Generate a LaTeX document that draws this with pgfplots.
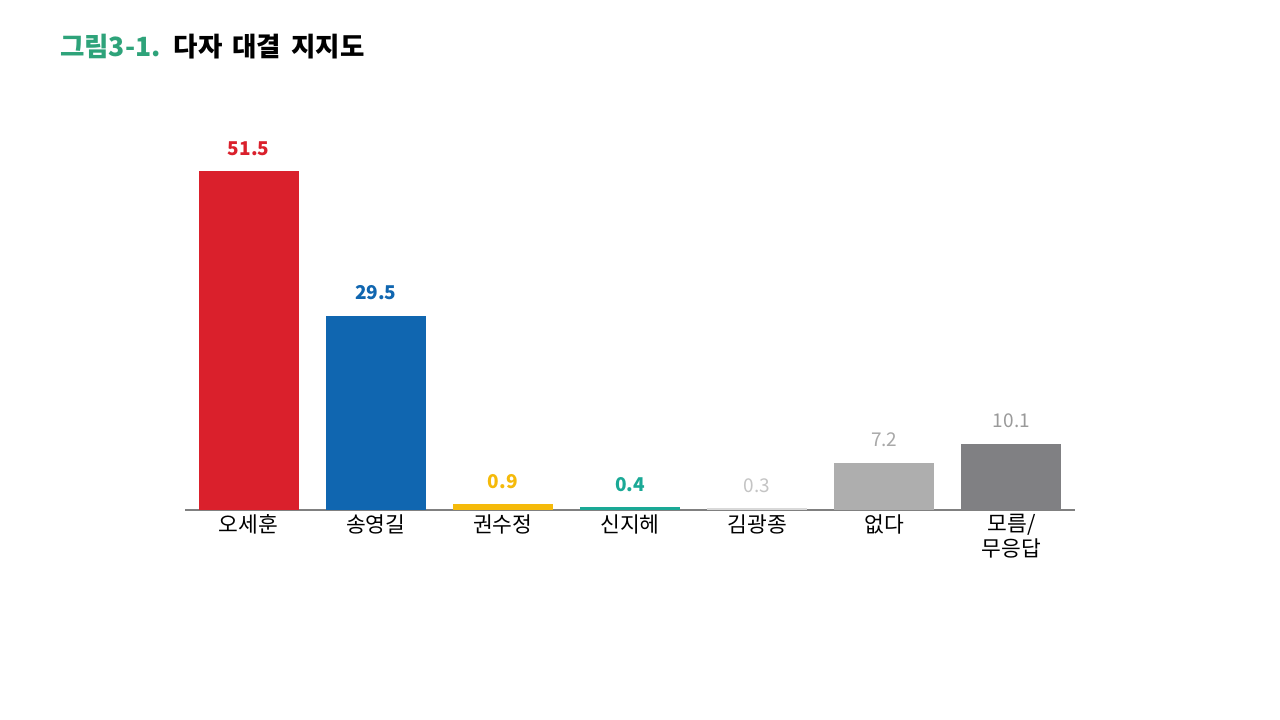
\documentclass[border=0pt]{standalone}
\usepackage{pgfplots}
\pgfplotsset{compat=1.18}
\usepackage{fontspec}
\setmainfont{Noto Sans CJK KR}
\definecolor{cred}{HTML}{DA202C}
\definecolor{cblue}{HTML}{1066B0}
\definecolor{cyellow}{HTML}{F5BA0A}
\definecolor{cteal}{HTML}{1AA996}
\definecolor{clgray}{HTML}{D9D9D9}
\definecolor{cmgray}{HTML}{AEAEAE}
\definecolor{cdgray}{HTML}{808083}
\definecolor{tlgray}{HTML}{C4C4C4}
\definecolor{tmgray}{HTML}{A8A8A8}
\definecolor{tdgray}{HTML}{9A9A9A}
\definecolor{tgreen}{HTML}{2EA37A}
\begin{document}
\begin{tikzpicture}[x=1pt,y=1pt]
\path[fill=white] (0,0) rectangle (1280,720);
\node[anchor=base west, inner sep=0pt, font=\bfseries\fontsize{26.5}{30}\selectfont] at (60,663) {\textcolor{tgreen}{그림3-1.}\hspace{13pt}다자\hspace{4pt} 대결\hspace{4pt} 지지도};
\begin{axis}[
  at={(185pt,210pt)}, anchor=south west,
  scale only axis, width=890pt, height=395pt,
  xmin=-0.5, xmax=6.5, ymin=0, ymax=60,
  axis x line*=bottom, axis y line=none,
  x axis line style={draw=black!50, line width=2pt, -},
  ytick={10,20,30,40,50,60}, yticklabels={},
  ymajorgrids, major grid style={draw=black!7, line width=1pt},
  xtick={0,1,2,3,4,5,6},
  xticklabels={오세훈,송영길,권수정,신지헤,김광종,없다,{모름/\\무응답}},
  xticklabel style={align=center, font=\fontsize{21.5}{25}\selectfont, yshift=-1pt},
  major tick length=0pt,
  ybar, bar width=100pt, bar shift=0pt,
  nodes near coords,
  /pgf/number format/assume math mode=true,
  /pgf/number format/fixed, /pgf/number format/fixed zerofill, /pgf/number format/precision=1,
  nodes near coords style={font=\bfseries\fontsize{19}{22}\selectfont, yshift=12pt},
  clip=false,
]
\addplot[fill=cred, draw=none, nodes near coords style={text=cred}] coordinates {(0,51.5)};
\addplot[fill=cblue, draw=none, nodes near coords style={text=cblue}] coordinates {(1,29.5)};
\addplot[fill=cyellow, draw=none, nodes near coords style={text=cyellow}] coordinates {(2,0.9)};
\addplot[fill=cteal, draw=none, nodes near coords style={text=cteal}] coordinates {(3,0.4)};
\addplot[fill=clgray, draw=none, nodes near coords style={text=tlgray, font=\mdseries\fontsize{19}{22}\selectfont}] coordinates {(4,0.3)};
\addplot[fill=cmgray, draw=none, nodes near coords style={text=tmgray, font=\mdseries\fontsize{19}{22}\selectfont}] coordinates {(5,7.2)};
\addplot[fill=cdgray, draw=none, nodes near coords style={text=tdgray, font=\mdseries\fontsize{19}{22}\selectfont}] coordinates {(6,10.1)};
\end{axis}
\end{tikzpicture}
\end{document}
════
Omit the pictures, then quote the rest of the material above exactly.

* **FINAL ANSWER**:
Generate a LaTeX document that draws this with pgfplots.
\documentclass[border=0pt]{standalone}
\usepackage{pgfplots}
\pgfplotsset{compat=1.18}
\usepackage{fontspec}
\setmainfont{Noto Sans CJK KR}
\definecolor{cred}{HTML}{DA202C}
\definecolor{cblue}{HTML}{1066B0}
\definecolor{cyellow}{HTML}{F5BA0A}
\definecolor{cteal}{HTML}{1AA996}
\definecolor{clgray}{HTML}{D9D9D9}
\definecolor{cmgray}{HTML}{AEAEAE}
\definecolor{cdgray}{HTML}{808083}
\definecolor{tlgray}{HTML}{C4C4C4}
\definecolor{tmgray}{HTML}{A8A8A8}
\definecolor{tdgray}{HTML}{9A9A9A}
\definecolor{tgreen}{HTML}{2EA37A}
\begin{document}
\begin{tikzpicture}[x=1pt,y=1pt]
\path[fill=white] (0,0) rectangle (1280,720);
\node[anchor=base west, inner sep=0pt, font=\bfseries\fontsize{26.5}{30}\selectfont] at (60,663) {\textcolor{tgreen}{그림3-1.}\hspace{13pt}다자\hspace{4pt} 대결\hspace{4pt} 지지도};
\begin{axis}[
  at={(185pt,210pt)}, anchor=south west,
  scale only axis, width=890pt, height=395pt,
  xmin=-0.5, xmax=6.5, ymin=0, ymax=60,
  axis x line*=bottom, axis y line=none,
  x axis line style={draw=black!50, line width=2pt, -},
  ytick={10,20,30,40,50,60}, yticklabels={},
  ymajorgrids, major grid style={draw=black!7, line width=1pt},
  xtick={0,1,2,3,4,5,6},
  xticklabels={오세훈,송영길,권수정,신지헤,김광종,없다,{모름/\\무응답}},
  xticklabel style={align=center, font=\fontsize{21.5}{25}\selectfont, yshift=-1pt},
  major tick length=0pt,
  ybar, bar width=100pt, bar shift=0pt,
  nodes near coords,
  /pgf/number format/assume math mode=true,
  /pgf/number format/fixed, /pgf/number format/fixed zerofill, /pgf/number format/precision=1,
  nodes near coords style={font=\bfseries\fontsize{19}{22}\selectfont, yshift=12pt},
  clip=false,
]
\addplot[fill=cred, draw=none, nodes near coords style={text=cred}] coordinates {(0,51.5)};
\addplot[fill=cblue, draw=none, nodes near coords style={text=cblue}] coordinates {(1,29.5)};
\addplot[fill=cyellow, draw=none, nodes near coords style={text=cyellow}] coordinates {(2,0.9)};
\addplot[fill=cteal, draw=none, nodes near coords style={text=cteal}] coordinates {(3,0.4)};
\addplot[fill=clgray, draw=none, nodes near coords style={text=tlgray, font=\mdseries\fontsize{19}{22}\selectfont}] coordinates {(4,0.3)};
\addplot[fill=cmgray, draw=none, nodes near coords style={text=tmgray, font=\mdseries\fontsize{19}{22}\selectfont}] coordinates {(5,7.2)};
\addplot[fill=cdgray, draw=none, nodes near coords style={text=tdgray, font=\mdseries\fontsize{19}{22}\selectfont}] coordinates {(6,10.1)};
\end{axis}
\end{tikzpicture}
\end{document}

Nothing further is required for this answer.